The phrase mah-ṭōbû ʾohāleykā ("How goodly are your tents") was applied by the Fathers to the Church. Origen writes that the tents of Jacob are the churches of Christ spread throughout the world (Homilies on Numbers 17.4). The Second Vatican Council's Lumen Gentium (§6) draws on this same logic in describing the Church with images of dwelling, people, and camp. The ordered tribal encampment around the Tabernacle becomes a type of the Church ordered around the Eucharist — the true dwelling of God among his people (CCC §1180). Furthermore, God's sovereignty in using even a corrupt instrument like Balaam illustrates the Catholic principle that the validity of sacraments and prophetic acts depends on God's action, not the minister's holiness (cf. CCC §1128, ex opere operato).
For Today
Balaam's radical reorientation in verse 1 — turning away from divination and setting his face toward where God's people dwell — offers a concrete spiritual pattern for the contemporary Catholic. We live in a culture saturated with substitutes for authentic encounter with God: productivity techniques, psychological frameworks, and self-help spiritualities that promise the fruit of religion without submission to divine sovereignty. Like Balaam packing his divination kit, we can approach even prayer and liturgy as techniques to be managed rather than gift to be received. The first movement of genuine spiritual life is his: to recognize that God is already blessing, to stop manipulating, and to look — simply look — at where God's people are gathered.
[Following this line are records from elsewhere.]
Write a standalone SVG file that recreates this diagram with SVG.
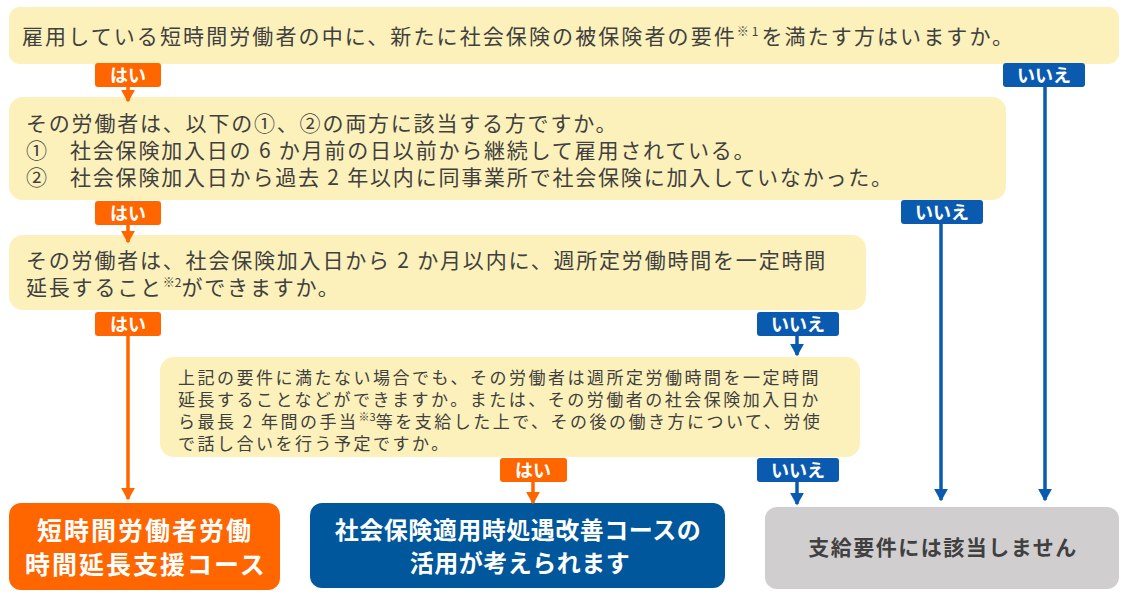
<svg xmlns="http://www.w3.org/2000/svg" width="1126" height="596" viewBox="0 0 1126 596">
<defs>
<style>
.q{fill:#FCF1BA}
.t{font-family:"Noto Sans CJK JP","Noto Sans",sans-serif;fill:#404040;font-size:21px;letter-spacing:1.8px}
.s{font-family:"Noto Sans CJK JP","Noto Sans",sans-serif;fill:#404040;font-size:17px;letter-spacing:2.5px}
.sup{font-size:12px;letter-spacing:0}
.lbl{font-family:"Noto Sans CJK JP","Noto Sans",sans-serif;fill:#fff;font-size:18px;font-weight:bold;text-anchor:middle}
.yes{fill:#FF6600}
.no{fill:#0A5BB0}
.big{font-family:"Noto Sans CJK JP","Noto Sans",sans-serif;fill:#fff;font-weight:bold;text-anchor:middle}
.lo{stroke:#FF6600;stroke-width:3.5;fill:none}
.lb{stroke:#0A5BB0;stroke-width:3.5;fill:none}
</style>
<marker id="ao" markerWidth="4" markerHeight="4" refX="3.2" refY="2" orient="auto" markerUnits="strokeWidth" viewBox="0 0 4 4"><path d="M0,0 L3.6,2 L0,4 Z" fill="#FF6600"/></marker>
<marker id="ab" markerWidth="4" markerHeight="4" refX="3.2" refY="2" orient="auto" markerUnits="strokeWidth" viewBox="0 0 4 4"><path d="M0,0 L3.6,2 L0,4 Z" fill="#0A5BB0"/></marker>
</defs>
<rect width="1126" height="596" fill="#fff"/>

<g id="q1">
<rect class="q" x="9" y="7" width="1110" height="57" rx="11"/>
<text class="t" x="22" y="44" style="letter-spacing:2.1px">雇用している短時間労働者の中に、新たに社会保険の被保険者の要件<tspan class="sup" dy="-8" style="letter-spacing:3px">※1</tspan><tspan dy="8" style="letter-spacing:2.1px">を満たす方はいますか。</tspan></text>
</g>

<g id="q2">
<rect class="q" x="9" y="97" width="997" height="103" rx="14"/>
<text class="t" x="26" y="131">その労働者は、以下の①、②の両方に該当する方ですか。</text>
<text class="t" x="26" y="158">①</text>
<text class="t" x="70" y="158">社会保険加入日の 6 か月前の日以前から継続して雇用されている。</text>
<text class="t" x="26" y="185">②</text>
<text class="t" x="70" y="185">社会保険加入日から過去 2 年以内に同事業所で社会保険に加入していなかった。</text>
</g>

<g id="q3">
<rect class="q" x="9" y="235" width="857" height="75" rx="14"/>
<text class="t" x="26" y="268">その労働者は、社会保険加入日から 2 か月以内に、週所定労働時間を一定時間</text>
<text class="t" x="26" y="295">延長すること<tspan class="sup" dy="-8">※2</tspan><tspan dy="8">ができますか。</tspan></text>
</g>

<g id="q4">
<rect class="q" x="160" y="357" width="700" height="100" rx="14"/>
<text class="s" x="178" y="384">上記の要件に満たない場合でも、その労働者は週所定労働時間を一定時間</text>
<text class="s" x="178" y="406">延長することなどができますか。または、その労働者の社会保険加入日か</text>
<text class="s" x="178" y="428">ら最長 2 年間の手当<tspan class="sup" style="font-size:11px" dy="-7">※3</tspan><tspan dy="7">等を支給した上で、その後の働き方について、労使</tspan></text>
<text class="s" x="178" y="450">で話し合いを行う予定ですか。</text>
</g>

<g id="r1">
<rect class="yes" x="9" y="503" width="271" height="87" rx="12"/>
<text class="big" x="145" y="540" style="font-size:25px;letter-spacing:2px">短時間労働者労働</text>
<text class="big" x="146" y="574" style="font-size:25px;letter-spacing:2px">時間延長支援コース</text>
</g>

<g id="r2">
<rect x="310" y="503" width="415" height="85" rx="12" fill="#00579B"/>
<text class="big" x="518" y="539" style="font-size:24px;letter-spacing:0.5px">社会保険適用時処遇改善コースの</text>
<text class="big" x="520" y="572" style="font-size:24px;letter-spacing:0.5px">活用が考えられます</text>
</g>

<g id="r3">
<rect x="765" y="507" width="354" height="82" rx="12" fill="#D0CECF"/>
<text x="943" y="555" style="font-family:'Noto Sans CJK JP','Noto Sans',sans-serif;font-size:21px;font-weight:bold;fill:#404040;text-anchor:middle;letter-spacing:1.5px">支給要件には該当しません</text>
</g>

<g id="connectors">
<line class="lo" x1="128" y1="86" x2="128" y2="101" marker-end="url(#ao)"/>
<line class="lb" x1="1045" y1="86" x2="1045" y2="500" marker-end="url(#ab)"/>
<line class="lo" x1="128" y1="224" x2="128" y2="242" marker-end="url(#ao)"/>
<line class="lb" x1="941" y1="223" x2="941" y2="500" marker-end="url(#ab)"/>
<line class="lo" x1="128" y1="335" x2="128" y2="499" marker-end="url(#ao)"/>
<line class="lb" x1="797" y1="335" x2="797" y2="355" marker-end="url(#ab)"/>
<line class="lo" x1="533" y1="481" x2="533" y2="503" marker-end="url(#ao)"/>
<line class="lb" x1="797" y1="481" x2="797" y2="504" marker-end="url(#ab)"/>
</g>

<g id="labels">
<g id="yes1"><rect class="yes" x="95" y="63" width="66" height="24" rx="3"/><text class="lbl" x="128" y="81.5">はい</text></g>
<g id="no1"><rect class="no" x="1003" y="63" width="82" height="24" rx="3"/><text class="lbl" x="1044" y="81.5">いいえ</text></g>
<g id="yes2"><rect class="yes" x="95" y="201" width="66" height="24" rx="3"/><text class="lbl" x="128" y="219.5">はい</text></g>
<g id="no2"><rect class="no" x="901" y="200" width="82" height="24" rx="3"/><text class="lbl" x="942" y="218.5">いいえ</text></g>
<g id="yes3"><rect class="yes" x="95" y="312" width="66" height="24" rx="3"/><text class="lbl" x="128" y="330.5">はい</text></g>
<g id="no3"><rect class="no" x="757" y="312" width="82" height="24" rx="3"/><text class="lbl" x="798" y="330.5">いいえ</text></g>
<g id="yes4"><rect class="yes" x="500" y="458" width="67" height="24" rx="3"/><text class="lbl" x="533" y="476.5">はい</text></g>
<g id="no4"><rect class="no" x="757" y="458" width="82" height="24" rx="3"/><text class="lbl" x="798" y="476.5">いいえ</text></g>
</g>
</svg>
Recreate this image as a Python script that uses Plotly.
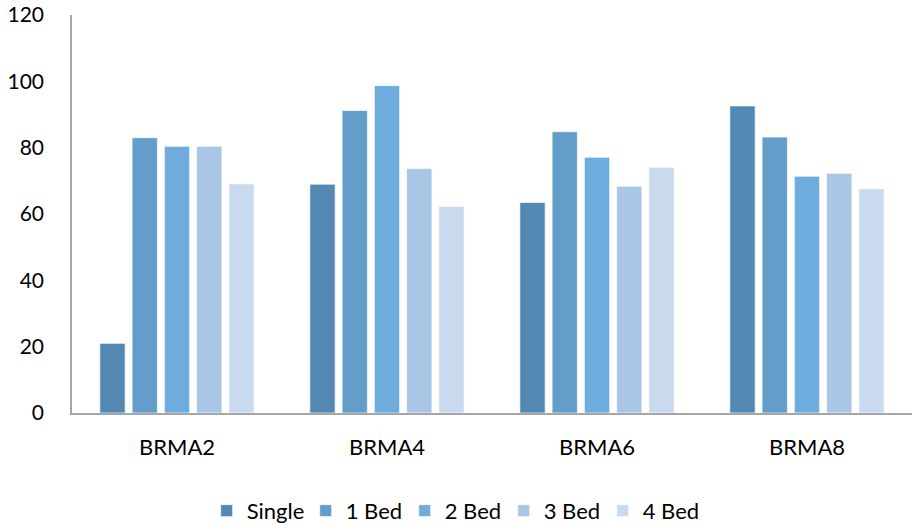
import plotly.graph_objects as go

# Occupancy-style values per area and dwelling size
categories = ["BRMA2", "BRMA4", "BRMA6", "BRMA8"]
series_names = ["Single", "1 Bed", "2 Bed", "3 Bed", "4 Bed"]
single = [21.0, 69.0, 63.5, 92.6]
bed1 = [83.0, 91.2, 84.8, 83.2]
bed2 = [80.4, 98.7, 77.1, 71.4]
bed3 = [80.4, 73.7, 68.4, 72.3]
bed4 = [69.1, 62.3, 74.1, 67.6]
y_ticks = [0, 20, 40, 60, 80, 100, 120]

series_values = [single, bed1, bed2, bed3, bed4]
colors = ["#5288b2", "#639dc9", "#6dacdd", "#a9c6e6", "#c9daef"]

FONT = "Lato, 'Open Sans', sans-serif"

fig = go.Figure()
for name, vals, col in zip(series_names, series_values, colors):
    fig.add_trace(go.Bar(
        x=categories, y=vals, name=name,
        marker=dict(color=col, line=dict(color="rgba(255,255,255,0.7)", width=1)),
    ))

fig.update_layout(
    width=912, height=525,
    margin=dict(l=72, r=0, t=15, b=112, autoexpand=False),
    paper_bgcolor="white", plot_bgcolor="white",
    barmode="group", bargap=0.232, bargroupgap=0.215,
    font=dict(family=FONT, size=21, color="#000000"),
    showlegend=True,
    legend=dict(
        orientation="h", x=0.455, xanchor="center",
        yref="container", y=0.027, yanchor="middle",
        font=dict(size=22), entrywidth=54, entrywidthmode="pixels",
        itemwidth=30, traceorder="normal",
    ),
    xaxis=dict(
        showline=True, linecolor="#a6a6a6", linewidth=1.5,
        showgrid=False, ticks="", tickfont=dict(size=22),
        ticklabelstandoff=14,
    ),
    yaxis=dict(
        range=[0, 120], tickvals=y_ticks, ticktext=[str(v) for v in y_ticks],
        showline=True, linecolor="#a6a6a6", linewidth=1.5,
        showgrid=False, zeroline=False, ticks="", tickfont=dict(size=21),
        ticklabelstandoff=22,
    ),
)

fig.write_html("out.html")
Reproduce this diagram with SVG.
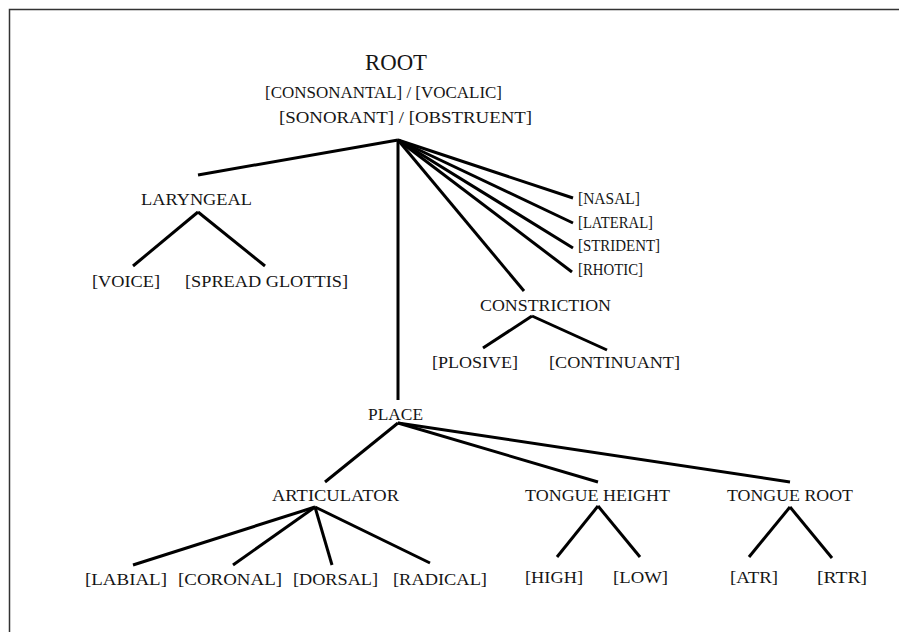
<svg xmlns="http://www.w3.org/2000/svg" width="899" height="632" viewBox="0 0 899 632">
<style>
text{font-family:"Liberation Serif","Times New Roman",serif;font-size:17px;fill:#151515;}
.big{font-size:24px;}
.e{stroke:#000;stroke-width:3;stroke-linecap:butt;fill:none;}
</style>
<rect width="899" height="632" fill="#fff"/>
<path d="M9.5,632 V9.5 H899" stroke="#333" stroke-width="1.5" fill="none"/>
<g id="connectors">
<line class="e" x1="398" y1="140" x2="198" y2="175"/>
<line class="e" x1="398" y1="140" x2="398" y2="400"/>
<line class="e" x1="398" y1="140" x2="573" y2="198"/>
<line class="e" x1="398" y1="140" x2="573" y2="223"/>
<line class="e" x1="398" y1="140" x2="573" y2="248"/>
<line class="e" x1="398" y1="140" x2="572" y2="272"/>
<line class="e" x1="398" y1="140" x2="524" y2="291"/>
<line class="e" x1="198" y1="212" x2="133" y2="266"/>
<line class="e" x1="198" y1="212" x2="265" y2="266"/>
<line class="e" x1="532" y1="316" x2="483" y2="348"/>
<line class="e" x1="532" y1="316" x2="607" y2="350"/>
<line class="e" x1="398" y1="423" x2="325" y2="482"/>
<line class="e" x1="398" y1="423" x2="598" y2="482"/>
<line class="e" x1="398" y1="423" x2="790" y2="482"/>
<line class="e" x1="315" y1="507" x2="133" y2="565"/>
<line class="e" x1="315" y1="507" x2="233" y2="565"/>
<line class="e" x1="315" y1="507" x2="332" y2="565"/>
<line class="e" x1="315" y1="507" x2="430" y2="563"/>
<line class="e" x1="598" y1="506" x2="557" y2="557"/>
<line class="e" x1="598" y1="506" x2="640" y2="557"/>
<line class="e" x1="790" y1="507" x2="749" y2="557"/>
<line class="e" x1="790" y1="507" x2="832" y2="558"/>
</g>
<g id="root">
<text class="big" x="365" y="70" textLength="62" lengthAdjust="spacingAndGlyphs">ROOT</text>
<text x="265" y="98" textLength="237" lengthAdjust="spacingAndGlyphs">[CONSONANTAL] / [VOCALIC]</text>
<text x="279" y="123" textLength="253" lengthAdjust="spacingAndGlyphs">[SONORANT] / [OBSTRUENT]</text>
</g>
<g id="laryngeal"><text x="141" y="205" textLength="111" lengthAdjust="spacingAndGlyphs">LARYNGEAL</text></g>
<g id="voice"><text x="92" y="287" textLength="68" lengthAdjust="spacingAndGlyphs">[VOICE]</text></g>
<g id="spread"><text x="185" y="287" textLength="163" lengthAdjust="spacingAndGlyphs">[SPREAD GLOTTIS]</text></g>
<g id="nasal"><text x="578" y="204" textLength="62" lengthAdjust="spacingAndGlyphs">[NASAL]</text></g>
<g id="lateral"><text x="578" y="228" textLength="75" lengthAdjust="spacingAndGlyphs">[LATERAL]</text></g>
<g id="strident"><text x="578" y="251" textLength="82" lengthAdjust="spacingAndGlyphs">[STRIDENT]</text></g>
<g id="rhotic"><text x="578" y="275" textLength="65" lengthAdjust="spacingAndGlyphs">[RHOTIC]</text></g>
<g id="constriction"><text x="480" y="311" textLength="131" lengthAdjust="spacingAndGlyphs">CONSTRICTION</text></g>
<g id="plosive"><text x="432" y="368" textLength="86" lengthAdjust="spacingAndGlyphs">[PLOSIVE]</text></g>
<g id="continuant"><text x="549" y="368" textLength="131" lengthAdjust="spacingAndGlyphs">[CONTINUANT]</text></g>
<g id="place"><text x="368" y="420" textLength="55" lengthAdjust="spacingAndGlyphs">PLACE</text></g>
<g id="articulator"><text x="272" y="501" textLength="127" lengthAdjust="spacingAndGlyphs">ARTICULATOR</text></g>
<g id="tongue-height"><text x="525" y="501" textLength="145" lengthAdjust="spacingAndGlyphs">TONGUE HEIGHT</text></g>
<g id="tongue-root"><text x="727" y="501" textLength="126" lengthAdjust="spacingAndGlyphs">TONGUE ROOT</text></g>
<g id="labial"><text x="85" y="585" textLength="82" lengthAdjust="spacingAndGlyphs">[LABIAL]</text></g>
<g id="coronal"><text x="178" y="585" textLength="104" lengthAdjust="spacingAndGlyphs">[CORONAL]</text></g>
<g id="dorsal"><text x="293" y="585" textLength="85" lengthAdjust="spacingAndGlyphs">[DORSAL]</text></g>
<g id="radical"><text x="393" y="585" textLength="94" lengthAdjust="spacingAndGlyphs">[RADICAL]</text></g>
<g id="high"><text x="525" y="583" textLength="58" lengthAdjust="spacingAndGlyphs">[HIGH]</text></g>
<g id="low"><text x="613" y="583" textLength="55" lengthAdjust="spacingAndGlyphs">[LOW]</text></g>
<g id="atr"><text x="730" y="583" textLength="48" lengthAdjust="spacingAndGlyphs">[ATR]</text></g>
<g id="rtr"><text x="817" y="583" textLength="50" lengthAdjust="spacingAndGlyphs">[RTR]</text></g>
</svg>
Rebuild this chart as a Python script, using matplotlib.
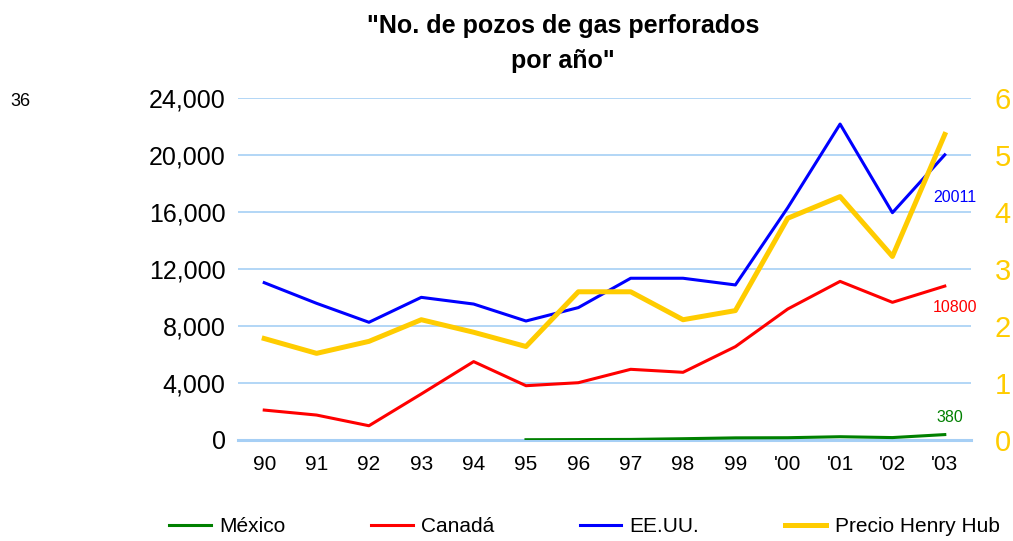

Practically, this means attending Mass not as a spiritual consumer but as one who "lifts up his eyes" and lets the Spirit of God fall. The exclamation "How goodly are your tents!" becomes a practice: cultivating the habit of seeing the local parish, however imperfect, as a place of genuine divine beauty — not because of its architecture or programming, but because God dwells there among his ordered people.